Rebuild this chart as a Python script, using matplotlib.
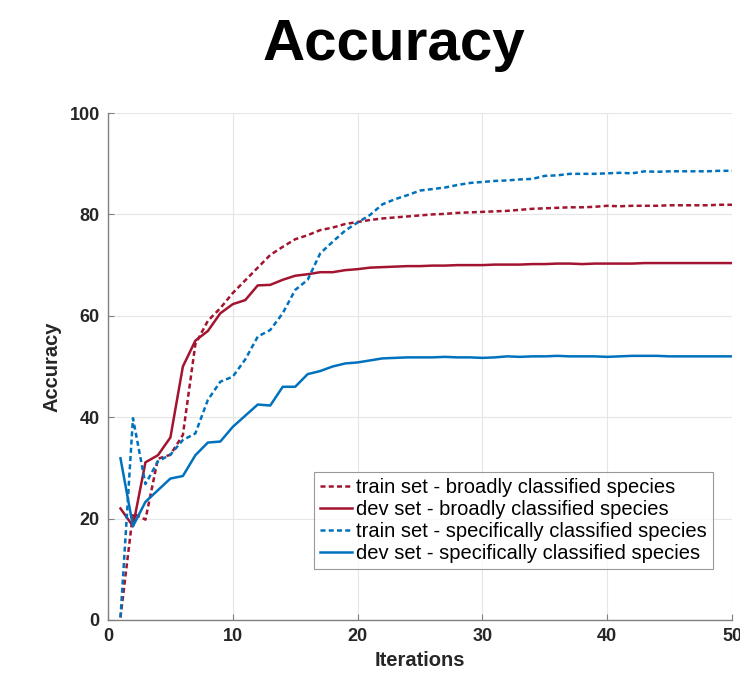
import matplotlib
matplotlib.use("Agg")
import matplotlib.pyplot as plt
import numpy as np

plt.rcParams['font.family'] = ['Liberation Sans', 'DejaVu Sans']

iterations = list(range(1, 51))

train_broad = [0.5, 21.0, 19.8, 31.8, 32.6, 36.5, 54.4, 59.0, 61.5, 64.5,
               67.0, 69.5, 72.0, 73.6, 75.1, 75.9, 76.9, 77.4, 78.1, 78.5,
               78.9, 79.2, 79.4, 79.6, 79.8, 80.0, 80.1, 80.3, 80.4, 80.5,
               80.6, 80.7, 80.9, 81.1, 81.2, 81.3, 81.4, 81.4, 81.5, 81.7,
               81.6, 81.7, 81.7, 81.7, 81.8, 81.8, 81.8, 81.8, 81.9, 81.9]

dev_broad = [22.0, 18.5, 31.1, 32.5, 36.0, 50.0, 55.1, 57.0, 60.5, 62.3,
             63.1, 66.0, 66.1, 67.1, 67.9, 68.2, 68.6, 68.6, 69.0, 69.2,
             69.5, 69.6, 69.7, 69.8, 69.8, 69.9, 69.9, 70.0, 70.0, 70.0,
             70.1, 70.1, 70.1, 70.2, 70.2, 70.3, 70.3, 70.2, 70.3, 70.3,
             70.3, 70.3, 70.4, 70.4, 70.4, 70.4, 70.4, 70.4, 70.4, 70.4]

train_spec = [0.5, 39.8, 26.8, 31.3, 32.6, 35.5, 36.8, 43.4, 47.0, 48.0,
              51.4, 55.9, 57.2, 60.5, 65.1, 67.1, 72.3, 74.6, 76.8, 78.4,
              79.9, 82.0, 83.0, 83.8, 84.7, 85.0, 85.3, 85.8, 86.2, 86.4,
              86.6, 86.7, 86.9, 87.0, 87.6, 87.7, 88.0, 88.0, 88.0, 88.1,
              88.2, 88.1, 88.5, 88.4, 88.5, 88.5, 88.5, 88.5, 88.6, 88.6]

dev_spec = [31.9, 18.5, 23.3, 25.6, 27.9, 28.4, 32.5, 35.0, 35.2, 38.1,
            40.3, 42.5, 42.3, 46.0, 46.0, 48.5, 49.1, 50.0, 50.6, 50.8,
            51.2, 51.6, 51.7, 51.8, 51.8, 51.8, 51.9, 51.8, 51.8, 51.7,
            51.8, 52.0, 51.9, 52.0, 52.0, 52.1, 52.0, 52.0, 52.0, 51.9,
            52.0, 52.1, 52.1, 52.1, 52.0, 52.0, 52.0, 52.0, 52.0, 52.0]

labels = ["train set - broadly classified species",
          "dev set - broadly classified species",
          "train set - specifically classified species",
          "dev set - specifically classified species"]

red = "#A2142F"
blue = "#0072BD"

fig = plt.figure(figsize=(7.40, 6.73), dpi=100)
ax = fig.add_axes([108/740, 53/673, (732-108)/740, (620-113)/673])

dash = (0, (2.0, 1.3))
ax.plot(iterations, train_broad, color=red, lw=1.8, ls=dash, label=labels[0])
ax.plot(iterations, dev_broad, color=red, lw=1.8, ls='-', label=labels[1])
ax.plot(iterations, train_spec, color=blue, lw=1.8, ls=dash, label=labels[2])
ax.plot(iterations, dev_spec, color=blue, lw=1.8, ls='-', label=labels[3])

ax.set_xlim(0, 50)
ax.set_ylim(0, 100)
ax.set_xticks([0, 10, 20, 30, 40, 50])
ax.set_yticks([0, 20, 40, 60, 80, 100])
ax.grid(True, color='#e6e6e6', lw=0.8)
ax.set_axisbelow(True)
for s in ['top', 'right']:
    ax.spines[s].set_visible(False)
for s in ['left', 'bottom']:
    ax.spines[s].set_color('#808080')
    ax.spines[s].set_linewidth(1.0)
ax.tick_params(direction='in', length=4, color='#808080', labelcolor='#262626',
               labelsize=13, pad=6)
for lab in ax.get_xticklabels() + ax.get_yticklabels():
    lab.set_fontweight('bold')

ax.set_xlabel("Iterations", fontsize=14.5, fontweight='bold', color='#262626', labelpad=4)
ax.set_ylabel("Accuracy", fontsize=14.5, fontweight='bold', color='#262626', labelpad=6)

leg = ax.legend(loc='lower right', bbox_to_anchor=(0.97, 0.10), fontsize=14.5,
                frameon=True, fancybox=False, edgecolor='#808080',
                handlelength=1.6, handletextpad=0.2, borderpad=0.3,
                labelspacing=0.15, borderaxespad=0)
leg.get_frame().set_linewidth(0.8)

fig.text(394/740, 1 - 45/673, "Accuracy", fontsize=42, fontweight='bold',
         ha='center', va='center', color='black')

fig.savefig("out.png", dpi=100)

______

Short task => Write out the material above again, word for word, minus its pictures.

Written reply =>
Rebuild this chart as a Python script, using matplotlib.
import matplotlib
matplotlib.use("Agg")
import matplotlib.pyplot as plt
import numpy as np

plt.rcParams['font.family'] = ['Liberation Sans', 'DejaVu Sans']

iterations = list(range(1, 51))

train_broad = [0.5, 21.0, 19.8, 31.8, 32.6, 36.5, 54.4, 59.0, 61.5, 64.5,
               67.0, 69.5, 72.0, 73.6, 75.1, 75.9, 76.9, 77.4, 78.1, 78.5,
               78.9, 79.2, 79.4, 79.6, 79.8, 80.0, 80.1, 80.3, 80.4, 80.5,
               80.6, 80.7, 80.9, 81.1, 81.2, 81.3, 81.4, 81.4, 81.5, 81.7,
               81.6, 81.7, 81.7, 81.7, 81.8, 81.8, 81.8, 81.8, 81.9, 81.9]

dev_broad = [22.0, 18.5, 31.1, 32.5, 36.0, 50.0, 55.1, 57.0, 60.5, 62.3,
             63.1, 66.0, 66.1, 67.1, 67.9, 68.2, 68.6, 68.6, 69.0, 69.2,
             69.5, 69.6, 69.7, 69.8, 69.8, 69.9, 69.9, 70.0, 70.0, 70.0,
             70.1, 70.1, 70.1, 70.2, 70.2, 70.3, 70.3, 70.2, 70.3, 70.3,
             70.3, 70.3, 70.4, 70.4, 70.4, 70.4, 70.4, 70.4, 70.4, 70.4]

train_spec = [0.5, 39.8, 26.8, 31.3, 32.6, 35.5, 36.8, 43.4, 47.0, 48.0,
              51.4, 55.9, 57.2, 60.5, 65.1, 67.1, 72.3, 74.6, 76.8, 78.4,
              79.9, 82.0, 83.0, 83.8, 84.7, 85.0, 85.3, 85.8, 86.2, 86.4,
              86.6, 86.7, 86.9, 87.0, 87.6, 87.7, 88.0, 88.0, 88.0, 88.1,
              88.2, 88.1, 88.5, 88.4, 88.5, 88.5, 88.5, 88.5, 88.6, 88.6]

dev_spec = [31.9, 18.5, 23.3, 25.6, 27.9, 28.4, 32.5, 35.0, 35.2, 38.1,
            40.3, 42.5, 42.3, 46.0, 46.0, 48.5, 49.1, 50.0, 50.6, 50.8,
            51.2, 51.6, 51.7, 51.8, 51.8, 51.8, 51.9, 51.8, 51.8, 51.7,
            51.8, 52.0, 51.9, 52.0, 52.0, 52.1, 52.0, 52.0, 52.0, 51.9,
            52.0, 52.1, 52.1, 52.1, 52.0, 52.0, 52.0, 52.0, 52.0, 52.0]

labels = ["train set - broadly classified species",
          "dev set - broadly classified species",
          "train set - specifically classified species",
          "dev set - specifically classified species"]

red = "#A2142F"
blue = "#0072BD"

fig = plt.figure(figsize=(7.40, 6.73), dpi=100)
ax = fig.add_axes([108/740, 53/673, (732-108)/740, (620-113)/673])

dash = (0, (2.0, 1.3))
ax.plot(iterations, train_broad, color=red, lw=1.8, ls=dash, label=labels[0])
ax.plot(iterations, dev_broad, color=red, lw=1.8, ls='-', label=labels[1])
ax.plot(iterations, train_spec, color=blue, lw=1.8, ls=dash, label=labels[2])
ax.plot(iterations, dev_spec, color=blue, lw=1.8, ls='-', label=labels[3])

ax.set_xlim(0, 50)
ax.set_ylim(0, 100)
ax.set_xticks([0, 10, 20, 30, 40, 50])
ax.set_yticks([0, 20, 40, 60, 80, 100])
ax.grid(True, color='#e6e6e6', lw=0.8)
ax.set_axisbelow(True)
for s in ['top', 'right']:
    ax.spines[s].set_visible(False)
for s in ['left', 'bottom']:
    ax.spines[s].set_color('#808080')
    ax.spines[s].set_linewidth(1.0)
ax.tick_params(direction='in', length=4, color='#808080', labelcolor='#262626',
               labelsize=13, pad=6)
for lab in ax.get_xticklabels() + ax.get_yticklabels():
    lab.set_fontweight('bold')

ax.set_xlabel("Iterations", fontsize=14.5, fontweight='bold', color='#262626', labelpad=4)
ax.set_ylabel("Accuracy", fontsize=14.5, fontweight='bold', color='#262626', labelpad=6)

leg = ax.legend(loc='lower right', bbox_to_anchor=(0.97, 0.10), fontsize=14.5,
                frameon=True, fancybox=False, edgecolor='#808080',
                handlelength=1.6, handletextpad=0.2, borderpad=0.3,
                labelspacing=0.15, borderaxespad=0)
leg.get_frame().set_linewidth(0.8)

fig.text(394/740, 1 - 45/673, "Accuracy", fontsize=42, fontweight='bold',
         ha='center', va='center', color='black')

fig.savefig("out.png", dpi=100)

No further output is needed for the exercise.